On investment, he emphasised the need for a friendly business environment to attract and retain capital inflows necessary for the government’s vision of a $1 trillion economy.
“To achieve that, Nigeria must attract between $10 to $15 billion annually for the next five years,” he noted. “Big money goes where it’s treated well. How we treat landmark investors like those behind the Dangote Refinery determines whether others will come. A stable regulatory environment, investor protection, and aftercare are vital to inspire confidence.”
Dr. Aduloju warned that domestic investors’ experiences shape foreign perceptions of the Nigerian market.
“International investors first look at how domestic investors are treated. If you mistreat your own, outsiders will be reluctant. Most of Nigeria’s assets are trapped by regulatory and vested interest challenges. We invest huge sums in assets like refineries, rail, and airports, but they fail to yield returns. Economic transformation comes when national assets rise to higher productivity.”
He further stressed the importance of institutional capacity, saying strong regulators are essential for developing markets that can scale efficiently.
“Regulators in a transformative economy must focus on building and deepening markets,” he explained. “The more efficient the regulator, the more transformative the market.”
On inclusion, Dr.

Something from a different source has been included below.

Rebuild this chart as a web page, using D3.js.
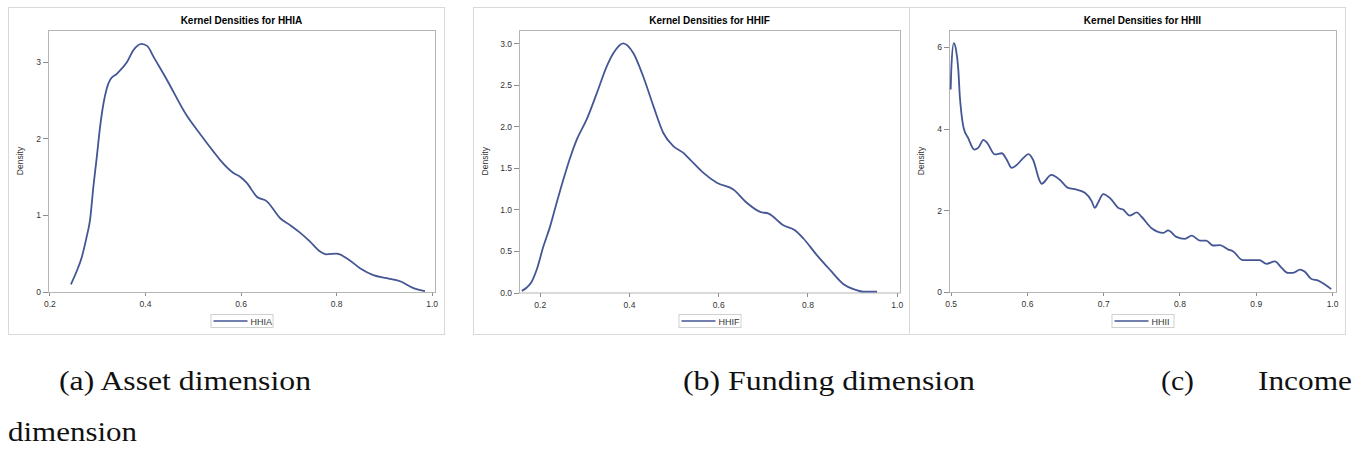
<!DOCTYPE html>
<html>
  <head>
    <script src="https://d3js.org/d3.v7.min.js"></script>
    <style>
      body { margin: 0; background: #fff; }
      .axis text {
        font-family: "Liberation Sans", Arial, sans-serif;
        font-size: 8.5px;
        fill: #333;
      }
      .axis line { stroke: #8c8c8c; shape-rendering: crispEdges; }
      .title {
        font-family: "Liberation Sans", Arial, sans-serif;
        font-size: 10px;
        font-weight: bold;
      }
      .caption {
        font-family: "Liberation Serif", "DejaVu Serif", serif;
        font-size: 28px;
        fill: #111;
      }
    </style>
  </head>
  <body>
    <script>

    // HHIA (asset dimension) kernel density
    const hhiaX = [0.245, 0.257, 0.268, 0.278, 0.285, 0.292, 0.299, 0.306, 0.313, 0.320, 0.327, 0.341,
      0.362, 0.376, 0.393, 0.405, 0.418, 0.446, 0.487, 0.515, 0.543, 0.557, 0.585, 0.599, 0.613, 0.634,
      0.655, 0.683, 0.704, 0.725, 0.745, 0.766, 0.780, 0.801, 0.822, 0.850, 0.878, 0.906, 0.934, 0.962, 0.986];
    const hhiaY = [0.10, 0.27, 0.46, 0.72, 0.94, 1.37, 1.75, 2.15, 2.45, 2.65, 2.76, 2.84,
      2.99, 3.15, 3.23, 3.20, 3.06, 2.76, 2.30, 2.06, 1.83, 1.72, 1.55, 1.50, 1.42, 1.24,
      1.18, 0.96, 0.87, 0.77, 0.66, 0.53, 0.49, 0.50, 0.44, 0.31, 0.22, 0.18, 0.14, 0.05, 0.01];

    // HHIF (funding dimension)
    const hhifX = [0.160, 0.171, 0.182, 0.193, 0.208, 0.223, 0.238, 0.253, 0.268, 0.283, 0.305, 0.328,
      0.350, 0.365, 0.387, 0.410, 0.432, 0.455, 0.477, 0.500, 0.522, 0.537, 0.567, 0.597, 0.634, 0.664,
      0.694, 0.713, 0.746, 0.772, 0.791, 0.821, 0.851, 0.881, 0.903, 0.926, 0.956];
    const hhifY = [0.02, 0.06, 0.13, 0.27, 0.55, 0.79, 1.08, 1.36, 1.62, 1.84, 2.08, 2.40,
      2.72, 2.88, 3.00, 2.88, 2.60, 2.24, 1.92, 1.76, 1.68, 1.60, 1.44, 1.32, 1.24, 1.08,
      0.97, 0.95, 0.81, 0.75, 0.65, 0.45, 0.27, 0.10, 0.04, 0.01, 0.01];

    // HHII (income dimension)
    const hhiiX = [0.500, 0.501, 0.504, 0.507, 0.510, 0.512, 0.514, 0.517, 0.523, 0.531, 0.536, 0.543,
      0.548, 0.558, 0.567, 0.573, 0.580, 0.587, 0.595, 0.602, 0.608, 0.617, 0.619, 0.632, 0.643, 0.654,
      0.665, 0.676, 0.685, 0.689, 0.693, 0.700, 0.709, 0.720, 0.726, 0.735, 0.744, 0.750, 0.763, 0.779,
      0.785, 0.796, 0.807, 0.816, 0.827, 0.835, 0.844, 0.853, 0.864, 0.870, 0.883, 0.892, 0.905, 0.914,
      0.925, 0.934, 0.942, 0.949, 0.958, 0.964, 0.973, 0.982, 0.991, 0.999];
    const hhiiY = [4.96, 5.53, 6.10, 5.94, 5.45, 4.79, 4.39, 4.02, 3.77, 3.49, 3.53, 3.73,
      3.65, 3.37, 3.40, 3.26, 3.04, 3.12, 3.28, 3.38, 3.24, 2.71, 2.65, 2.87, 2.75, 2.55,
      2.51, 2.43, 2.22, 2.06, 2.18, 2.40, 2.30, 2.06, 2.02, 1.87, 1.95, 1.85, 1.57, 1.45,
      1.51, 1.35, 1.30, 1.38, 1.26, 1.26, 1.14, 1.15, 1.04, 1.00, 0.78, 0.78, 0.78, 0.69,
      0.75, 0.59, 0.47, 0.47, 0.55, 0.50, 0.32, 0.28, 0.18, 0.07];

    const xTicksA = [0.2, 0.4, 0.6, 0.8, 1.0];
    const yTicksA = [0, 1, 2, 3];
    const xTicksB = [0.2, 0.4, 0.6, 0.8, 1.0];
    const yTicksB = [0, 0.5, 1.0, 1.5, 2.0, 2.5, 3.0];
    const xTicksC = [0.5, 0.6, 0.7, 0.8, 0.9, 1.0];
    const yTicksC = [0, 2, 4, 6];

    const captions = ['(a) Asset dimension', '(b) Funding dimension', '(c)', 'Income', 'dimension'];

    const width = 1366;
    const height = 457;
    const lineColor = '#445694';

    const panels = [
      { name: 'HHIA', xs: hhiaX, ys: hhiaY, xTicks: xTicksA, yTicks: yTicksA, yFmt: d3.format('d'),
        frame: [8, 7, 436, 327], plot: [48, 435, 30, 292], xDom: [0.197, 1.007], yDom: [0, 3.41] },
      { name: 'HHIF', xs: hhifX, ys: hhifY, xTicks: xTicksB, yTicks: yTicksB, yFmt: d3.format('.1f'),
        frame: [473, 7, 436, 327], plot: [519, 900, 30, 292.5], xDom: [0.1536, 1.0074], yDom: [0, 3.16] },
      { name: 'HHII', xs: hhiiX, ys: hhiiY, xTicks: xTicksC, yTicks: yTicksC, yFmt: d3.format('d'),
        frame: [909, 7, 436, 327], plot: [949, 1336, 30, 292], xDom: [0.4978, 1.0052], yDom: [0, 6.42] }
    ];

    const svg = d3.select('body')
      .append('svg')
      .attr('width', width)
      .attr('height', height);

    panels.forEach(p => {
      const [l, r, t, b] = p.plot;
      const xScale = d3.scaleLinear().domain(p.xDom).range([l, r]);
      const yScale = d3.scaleLinear().domain(p.yDom).range([b, t]);
      const cx = (l + r) / 2;

      // outer frame
      svg.append('rect')
        .attr('x', p.frame[0] + 0.5).attr('y', p.frame[1] + 0.5)
        .attr('width', p.frame[2]).attr('height', p.frame[3])
        .attr('fill', 'none').attr('stroke', '#d9d9d9');

      svg.append('text')
        .attr('class', 'title')
        .attr('x', cx).attr('y', 24)
        .attr('text-anchor', 'middle')
        .text('Kernel Densities for ' + p.name);

      const xAxis = d3.axisBottom(xScale).tickValues(p.xTicks).tickFormat(d3.format('.1f'))
        .tickSize(4).tickPadding(5);
      const yAxis = d3.axisLeft(yScale).tickValues(p.yTicks).tickFormat(p.yFmt)
        .tickSize(5).tickPadding(2);

      svg.append('g')
        .attr('class', 'axis')
        .attr('transform', `translate(0, ${b})`)
        .call(xAxis)
        .call(g => g.select('.domain').remove());

      svg.append('g')
        .attr('class', 'axis')
        .attr('transform', `translate(${l}, 0)`)
        .call(yAxis)
        .call(g => g.select('.domain').remove());

      // plot area border
      svg.append('rect')
        .attr('x', l + 0.5).attr('y', t + 0.5)
        .attr('width', r - l).attr('height', b - t)
        .attr('fill', 'none').attr('stroke', '#b5b5b5');

      svg.append('text')
        .attr('transform', `translate(${p.frame[0] + 15}, ${(t + b) / 2}) rotate(-90)`)
        .attr('text-anchor', 'middle')
        .style('font-family', '"Liberation Sans", Arial, sans-serif')
        .style('font-size', '8.5px')
        .attr('fill', '#333')
        .text('Density');

      const pts = p.xs.map((x, i) => ({ x, y: p.ys[i] }));
      const line = d3.line()
        .x(d => xScale(d.x))
        .y(d => yScale(d.y))
        .curve(d3.curveMonotoneX);

      svg.append('path')
        .datum(pts)
        .attr('d', line)
        .attr('fill', 'none')
        .attr('stroke', lineColor)
        .attr('stroke-width', 1.8)
        .attr('stroke-linejoin', 'round');

      // legend
      const lg = svg.append('g').attr('transform', `translate(${cx - 31}, 314)`);
      lg.append('rect')
        .attr('x', 0.5).attr('y', 0.5).attr('width', 62).attr('height', 13)
        .attr('fill', '#fff').attr('stroke', '#d0d0d0');
      lg.append('line')
        .attr('x1', 3).attr('x2', 37).attr('y1', 7).attr('y2', 7)
        .attr('stroke', lineColor).attr('stroke-width', 1.6);
      lg.append('text')
        .attr('x', 40).attr('y', 10.5)
        .style('font-family', '"Liberation Sans", Arial, sans-serif')
        .style('font-size', '9px')
        .attr('fill', '#333')
        .text(p.name);
    });

    // sub-figure captions
    const capPos = [
      { x: 59, y: 390, w: 252 },
      { x: 683, y: 390, w: 292 },
      { x: 1161, y: 390, w: 33 },
      { x: 1258, y: 390, w: 94 },
      { x: 8, y: 441, w: 129 }
    ];
    captions.forEach((c, i) => {
      svg.append('text')
        .attr('class', 'caption')
        .attr('x', capPos[i].x).attr('y', capPos[i].y)
        .attr('textLength', capPos[i].w)
        .attr('lengthAdjust', 'spacingAndGlyphs')
        .text(c);
    });

      </script>
  </body>
</html>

Aduloju argued that true growth must create jobs, reduce poverty, and address inequality.
“You don’t achieve inclusion by merely carrying people along; you achieve it when growth creates jobs and lifts people out of poverty,” he said. “Nigeria once had double-digit GDP growth driven by the oil boom, but it was jobless growth. We were growing but exporting jobs because local capacity was not being built.”
He revealed that the summit would also engage with “middle-power nations” such as Mexico and Indonesia to draw lessons from their experience in industrialisation and private-sector competitiveness.
“Countries don’t compete globally — businesses do,” Dr. Aduloju explained. “It’s your Dangote, your Innoson, and your local conglomerates that compete around the world. If you kill them at home, you lose globally. The secret of competitiveness is for policy and reform to confer on domestic businesses the right to win.”
Citing Nigeria’s telecommunications revolution as an example, he said sound policy and reform could transform dormant sectors into growth drivers.
“Think of telecommunications,” he said. “We moved from less than 0.1% tele-density to almost 100% in two decades through policy reform. That’s what the GSM revolution did — it created opportunities for investors to win, expanded access, and allowed regulators to guide growth. That’s the model we need to replicate.”
Dr. Aduloju concluded by warning that economic growth without job creation is unsustainable.
“Jobless growth means you’re exporting jobs,” he said. “That happens when you’re not building local capacity. Real reform must ensure that every phase of Nigeria’s growth creates value and opportunities for its people.”